◆ Problem to work on:
Retype each line exactly. Skip images.

◆ Collected data:
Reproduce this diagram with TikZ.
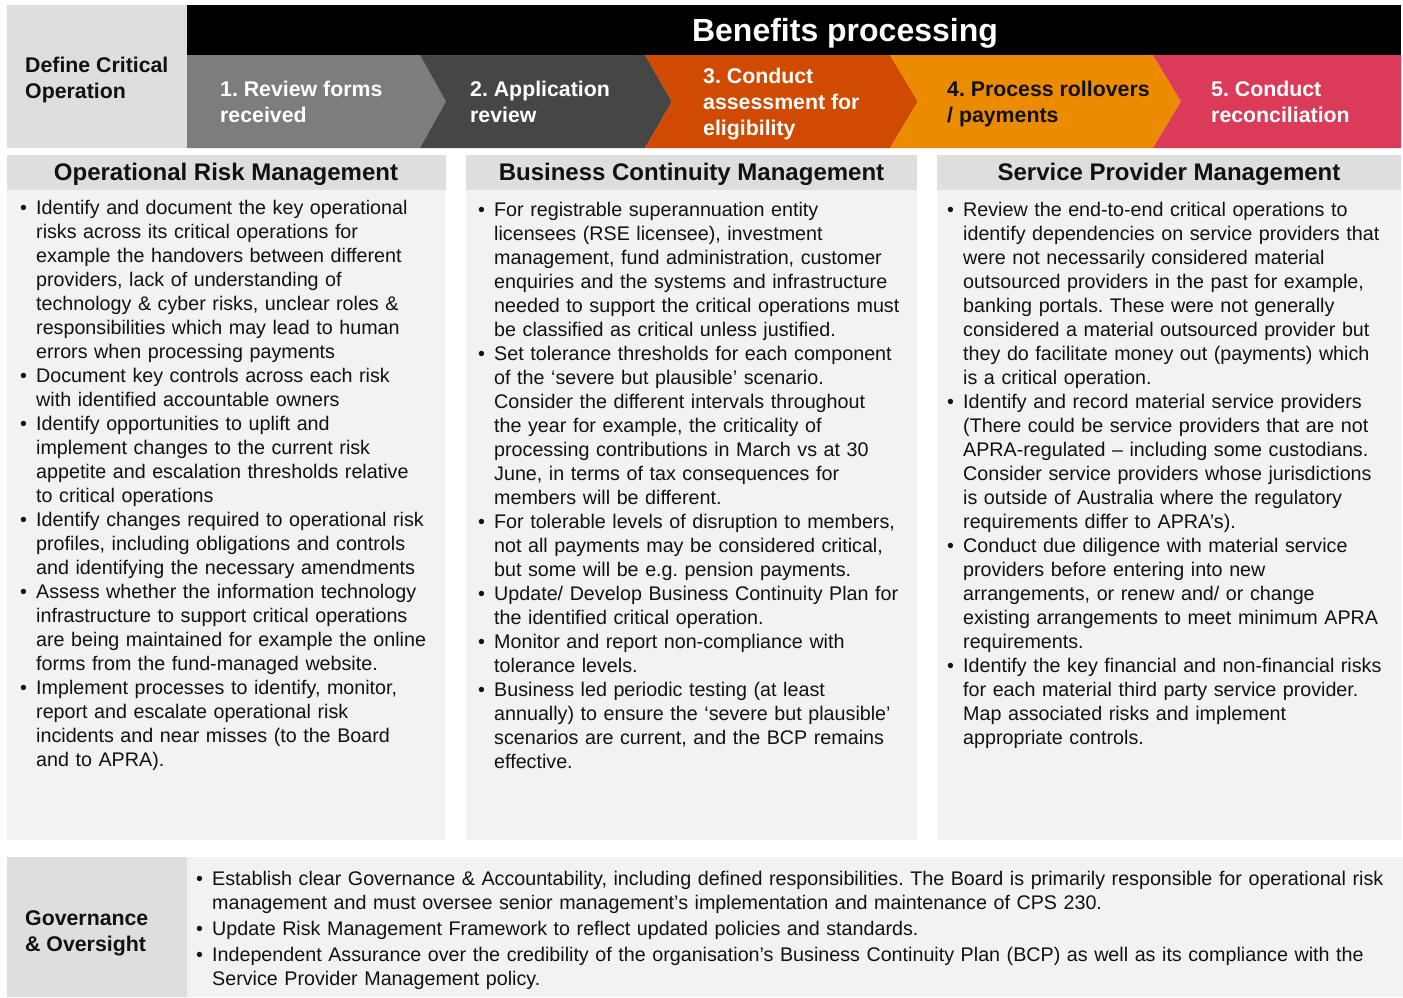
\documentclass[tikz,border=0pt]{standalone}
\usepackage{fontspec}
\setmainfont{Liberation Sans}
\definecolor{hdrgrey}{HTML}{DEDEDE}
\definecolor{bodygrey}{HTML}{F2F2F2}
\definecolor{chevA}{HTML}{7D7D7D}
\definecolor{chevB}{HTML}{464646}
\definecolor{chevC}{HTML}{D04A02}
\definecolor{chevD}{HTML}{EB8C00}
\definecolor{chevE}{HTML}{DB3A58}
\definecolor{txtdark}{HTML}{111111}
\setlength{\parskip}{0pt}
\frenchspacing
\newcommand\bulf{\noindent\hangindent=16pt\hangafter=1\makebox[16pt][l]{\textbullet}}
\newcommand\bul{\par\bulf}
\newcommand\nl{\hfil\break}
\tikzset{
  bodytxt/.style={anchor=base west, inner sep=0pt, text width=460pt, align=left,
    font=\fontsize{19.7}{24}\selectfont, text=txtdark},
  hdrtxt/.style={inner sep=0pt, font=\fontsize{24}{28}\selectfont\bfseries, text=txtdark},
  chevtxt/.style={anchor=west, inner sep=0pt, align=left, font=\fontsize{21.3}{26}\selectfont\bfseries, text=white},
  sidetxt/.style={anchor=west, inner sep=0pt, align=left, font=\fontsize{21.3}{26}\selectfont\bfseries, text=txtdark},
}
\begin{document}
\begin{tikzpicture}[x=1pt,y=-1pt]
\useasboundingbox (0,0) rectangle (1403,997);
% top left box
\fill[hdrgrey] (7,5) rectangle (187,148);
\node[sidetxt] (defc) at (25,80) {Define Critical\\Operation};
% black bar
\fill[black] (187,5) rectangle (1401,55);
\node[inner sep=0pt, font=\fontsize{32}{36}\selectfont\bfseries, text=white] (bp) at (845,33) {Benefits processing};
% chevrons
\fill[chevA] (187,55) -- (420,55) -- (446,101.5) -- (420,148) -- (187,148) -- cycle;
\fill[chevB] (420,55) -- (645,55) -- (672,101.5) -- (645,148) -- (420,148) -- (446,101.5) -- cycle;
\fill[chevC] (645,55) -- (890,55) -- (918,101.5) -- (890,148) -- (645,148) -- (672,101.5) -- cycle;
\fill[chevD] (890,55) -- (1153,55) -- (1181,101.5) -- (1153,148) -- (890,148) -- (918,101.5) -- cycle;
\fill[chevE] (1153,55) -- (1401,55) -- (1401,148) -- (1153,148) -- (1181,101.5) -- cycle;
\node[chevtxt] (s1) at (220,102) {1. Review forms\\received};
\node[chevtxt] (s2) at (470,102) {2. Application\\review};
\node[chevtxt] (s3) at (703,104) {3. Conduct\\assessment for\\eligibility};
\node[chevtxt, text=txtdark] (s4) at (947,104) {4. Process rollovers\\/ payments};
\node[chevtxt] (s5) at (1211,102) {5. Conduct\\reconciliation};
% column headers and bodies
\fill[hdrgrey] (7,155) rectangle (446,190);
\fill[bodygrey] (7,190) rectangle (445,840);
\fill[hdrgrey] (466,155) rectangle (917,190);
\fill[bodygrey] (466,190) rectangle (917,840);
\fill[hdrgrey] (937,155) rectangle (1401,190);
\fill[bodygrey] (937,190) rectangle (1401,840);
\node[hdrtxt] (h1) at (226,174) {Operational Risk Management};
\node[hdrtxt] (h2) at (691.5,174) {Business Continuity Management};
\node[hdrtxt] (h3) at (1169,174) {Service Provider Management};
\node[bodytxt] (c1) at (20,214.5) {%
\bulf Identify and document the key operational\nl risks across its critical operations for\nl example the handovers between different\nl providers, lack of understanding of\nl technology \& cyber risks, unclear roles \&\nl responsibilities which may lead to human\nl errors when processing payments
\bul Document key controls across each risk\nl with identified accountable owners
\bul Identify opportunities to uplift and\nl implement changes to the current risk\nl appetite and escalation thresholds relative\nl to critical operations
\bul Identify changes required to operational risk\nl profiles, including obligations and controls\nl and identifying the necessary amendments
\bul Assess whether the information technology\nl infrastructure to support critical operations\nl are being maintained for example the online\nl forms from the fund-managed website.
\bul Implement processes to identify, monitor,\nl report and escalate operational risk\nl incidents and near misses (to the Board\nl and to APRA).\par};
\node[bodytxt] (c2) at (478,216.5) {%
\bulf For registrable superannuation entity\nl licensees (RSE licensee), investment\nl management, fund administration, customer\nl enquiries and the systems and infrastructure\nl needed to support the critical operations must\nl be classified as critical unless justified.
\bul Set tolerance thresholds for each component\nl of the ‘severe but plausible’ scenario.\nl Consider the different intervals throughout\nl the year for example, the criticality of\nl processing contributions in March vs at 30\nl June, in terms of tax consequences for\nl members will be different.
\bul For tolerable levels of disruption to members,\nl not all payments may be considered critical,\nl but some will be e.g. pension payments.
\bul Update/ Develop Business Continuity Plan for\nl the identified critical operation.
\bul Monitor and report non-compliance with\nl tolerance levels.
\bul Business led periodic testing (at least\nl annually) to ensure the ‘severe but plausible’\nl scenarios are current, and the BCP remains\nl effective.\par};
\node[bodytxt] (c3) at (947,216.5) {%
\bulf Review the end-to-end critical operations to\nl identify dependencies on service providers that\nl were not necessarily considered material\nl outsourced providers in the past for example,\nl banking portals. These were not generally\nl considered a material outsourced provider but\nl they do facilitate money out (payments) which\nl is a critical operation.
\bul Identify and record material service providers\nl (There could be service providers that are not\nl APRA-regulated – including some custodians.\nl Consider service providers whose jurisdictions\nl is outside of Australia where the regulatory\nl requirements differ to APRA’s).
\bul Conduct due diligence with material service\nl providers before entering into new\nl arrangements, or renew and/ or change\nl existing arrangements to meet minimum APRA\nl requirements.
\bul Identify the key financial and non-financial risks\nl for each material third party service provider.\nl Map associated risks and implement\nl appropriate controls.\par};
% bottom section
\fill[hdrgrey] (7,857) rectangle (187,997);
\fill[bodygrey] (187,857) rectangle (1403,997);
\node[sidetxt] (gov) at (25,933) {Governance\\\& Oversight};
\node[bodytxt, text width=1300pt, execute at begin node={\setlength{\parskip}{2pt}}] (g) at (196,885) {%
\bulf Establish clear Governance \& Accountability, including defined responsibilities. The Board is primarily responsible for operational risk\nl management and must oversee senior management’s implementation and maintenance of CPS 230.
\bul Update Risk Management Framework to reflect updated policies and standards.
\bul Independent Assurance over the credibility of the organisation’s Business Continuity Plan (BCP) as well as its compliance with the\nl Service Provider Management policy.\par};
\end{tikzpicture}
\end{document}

◆ Exercise solution:
Reproduce this diagram with TikZ.
\documentclass[tikz,border=0pt]{standalone}
\usepackage{fontspec}
\setmainfont{Liberation Sans}
\definecolor{hdrgrey}{HTML}{DEDEDE}
\definecolor{bodygrey}{HTML}{F2F2F2}
\definecolor{chevA}{HTML}{7D7D7D}
\definecolor{chevB}{HTML}{464646}
\definecolor{chevC}{HTML}{D04A02}
\definecolor{chevD}{HTML}{EB8C00}
\definecolor{chevE}{HTML}{DB3A58}
\definecolor{txtdark}{HTML}{111111}
\setlength{\parskip}{0pt}
\frenchspacing
\newcommand\bulf{\noindent\hangindent=16pt\hangafter=1\makebox[16pt][l]{\textbullet}}
\newcommand\bul{\par\bulf}
\newcommand\nl{\hfil\break}
\tikzset{
  bodytxt/.style={anchor=base west, inner sep=0pt, text width=460pt, align=left,
    font=\fontsize{19.7}{24}\selectfont, text=txtdark},
  hdrtxt/.style={inner sep=0pt, font=\fontsize{24}{28}\selectfont\bfseries, text=txtdark},
  chevtxt/.style={anchor=west, inner sep=0pt, align=left, font=\fontsize{21.3}{26}\selectfont\bfseries, text=white},
  sidetxt/.style={anchor=west, inner sep=0pt, align=left, font=\fontsize{21.3}{26}\selectfont\bfseries, text=txtdark},
}
\begin{document}
\begin{tikzpicture}[x=1pt,y=-1pt]
\useasboundingbox (0,0) rectangle (1403,997);
% top left box
\fill[hdrgrey] (7,5) rectangle (187,148);
\node[sidetxt] (defc) at (25,80) {Define Critical\\Operation};
% black bar
\fill[black] (187,5) rectangle (1401,55);
\node[inner sep=0pt, font=\fontsize{32}{36}\selectfont\bfseries, text=white] (bp) at (845,33) {Benefits processing};
% chevrons
\fill[chevA] (187,55) -- (420,55) -- (446,101.5) -- (420,148) -- (187,148) -- cycle;
\fill[chevB] (420,55) -- (645,55) -- (672,101.5) -- (645,148) -- (420,148) -- (446,101.5) -- cycle;
\fill[chevC] (645,55) -- (890,55) -- (918,101.5) -- (890,148) -- (645,148) -- (672,101.5) -- cycle;
\fill[chevD] (890,55) -- (1153,55) -- (1181,101.5) -- (1153,148) -- (890,148) -- (918,101.5) -- cycle;
\fill[chevE] (1153,55) -- (1401,55) -- (1401,148) -- (1153,148) -- (1181,101.5) -- cycle;
\node[chevtxt] (s1) at (220,102) {1. Review forms\\received};
\node[chevtxt] (s2) at (470,102) {2. Application\\review};
\node[chevtxt] (s3) at (703,104) {3. Conduct\\assessment for\\eligibility};
\node[chevtxt, text=txtdark] (s4) at (947,104) {4. Process rollovers\\/ payments};
\node[chevtxt] (s5) at (1211,102) {5. Conduct\\reconciliation};
% column headers and bodies
\fill[hdrgrey] (7,155) rectangle (446,190);
\fill[bodygrey] (7,190) rectangle (445,840);
\fill[hdrgrey] (466,155) rectangle (917,190);
\fill[bodygrey] (466,190) rectangle (917,840);
\fill[hdrgrey] (937,155) rectangle (1401,190);
\fill[bodygrey] (937,190) rectangle (1401,840);
\node[hdrtxt] (h1) at (226,174) {Operational Risk Management};
\node[hdrtxt] (h2) at (691.5,174) {Business Continuity Management};
\node[hdrtxt] (h3) at (1169,174) {Service Provider Management};
\node[bodytxt] (c1) at (20,214.5) {%
\bulf Identify and document the key operational\nl risks across its critical operations for\nl example the handovers between different\nl providers, lack of understanding of\nl technology \& cyber risks, unclear roles \&\nl responsibilities which may lead to human\nl errors when processing payments
\bul Document key controls across each risk\nl with identified accountable owners
\bul Identify opportunities to uplift and\nl implement changes to the current risk\nl appetite and escalation thresholds relative\nl to critical operations
\bul Identify changes required to operational risk\nl profiles, including obligations and controls\nl and identifying the necessary amendments
\bul Assess whether the information technology\nl infrastructure to support critical operations\nl are being maintained for example the online\nl forms from the fund-managed website.
\bul Implement processes to identify, monitor,\nl report and escalate operational risk\nl incidents and near misses (to the Board\nl and to APRA).\par};
\node[bodytxt] (c2) at (478,216.5) {%
\bulf For registrable superannuation entity\nl licensees (RSE licensee), investment\nl management, fund administration, customer\nl enquiries and the systems and infrastructure\nl needed to support the critical operations must\nl be classified as critical unless justified.
\bul Set tolerance thresholds for each component\nl of the ‘severe but plausible’ scenario.\nl Consider the different intervals throughout\nl the year for example, the criticality of\nl processing contributions in March vs at 30\nl June, in terms of tax consequences for\nl members will be different.
\bul For tolerable levels of disruption to members,\nl not all payments may be considered critical,\nl but some will be e.g. pension payments.
\bul Update/ Develop Business Continuity Plan for\nl the identified critical operation.
\bul Monitor and report non-compliance with\nl tolerance levels.
\bul Business led periodic testing (at least\nl annually) to ensure the ‘severe but plausible’\nl scenarios are current, and the BCP remains\nl effective.\par};
\node[bodytxt] (c3) at (947,216.5) {%
\bulf Review the end-to-end critical operations to\nl identify dependencies on service providers that\nl were not necessarily considered material\nl outsourced providers in the past for example,\nl banking portals. These were not generally\nl considered a material outsourced provider but\nl they do facilitate money out (payments) which\nl is a critical operation.
\bul Identify and record material service providers\nl (There could be service providers that are not\nl APRA-regulated – including some custodians.\nl Consider service providers whose jurisdictions\nl is outside of Australia where the regulatory\nl requirements differ to APRA’s).
\bul Conduct due diligence with material service\nl providers before entering into new\nl arrangements, or renew and/ or change\nl existing arrangements to meet minimum APRA\nl requirements.
\bul Identify the key financial and non-financial risks\nl for each material third party service provider.\nl Map associated risks and implement\nl appropriate controls.\par};
% bottom section
\fill[hdrgrey] (7,857) rectangle (187,997);
\fill[bodygrey] (187,857) rectangle (1403,997);
\node[sidetxt] (gov) at (25,933) {Governance\\\& Oversight};
\node[bodytxt, text width=1300pt, execute at begin node={\setlength{\parskip}{2pt}}] (g) at (196,885) {%
\bulf Establish clear Governance \& Accountability, including defined responsibilities. The Board is primarily responsible for operational risk\nl management and must oversee senior management’s implementation and maintenance of CPS 230.
\bul Update Risk Management Framework to reflect updated policies and standards.
\bul Independent Assurance over the credibility of the organisation’s Business Continuity Plan (BCP) as well as its compliance with the\nl Service Provider Management policy.\par};
\end{tikzpicture}
\end{document}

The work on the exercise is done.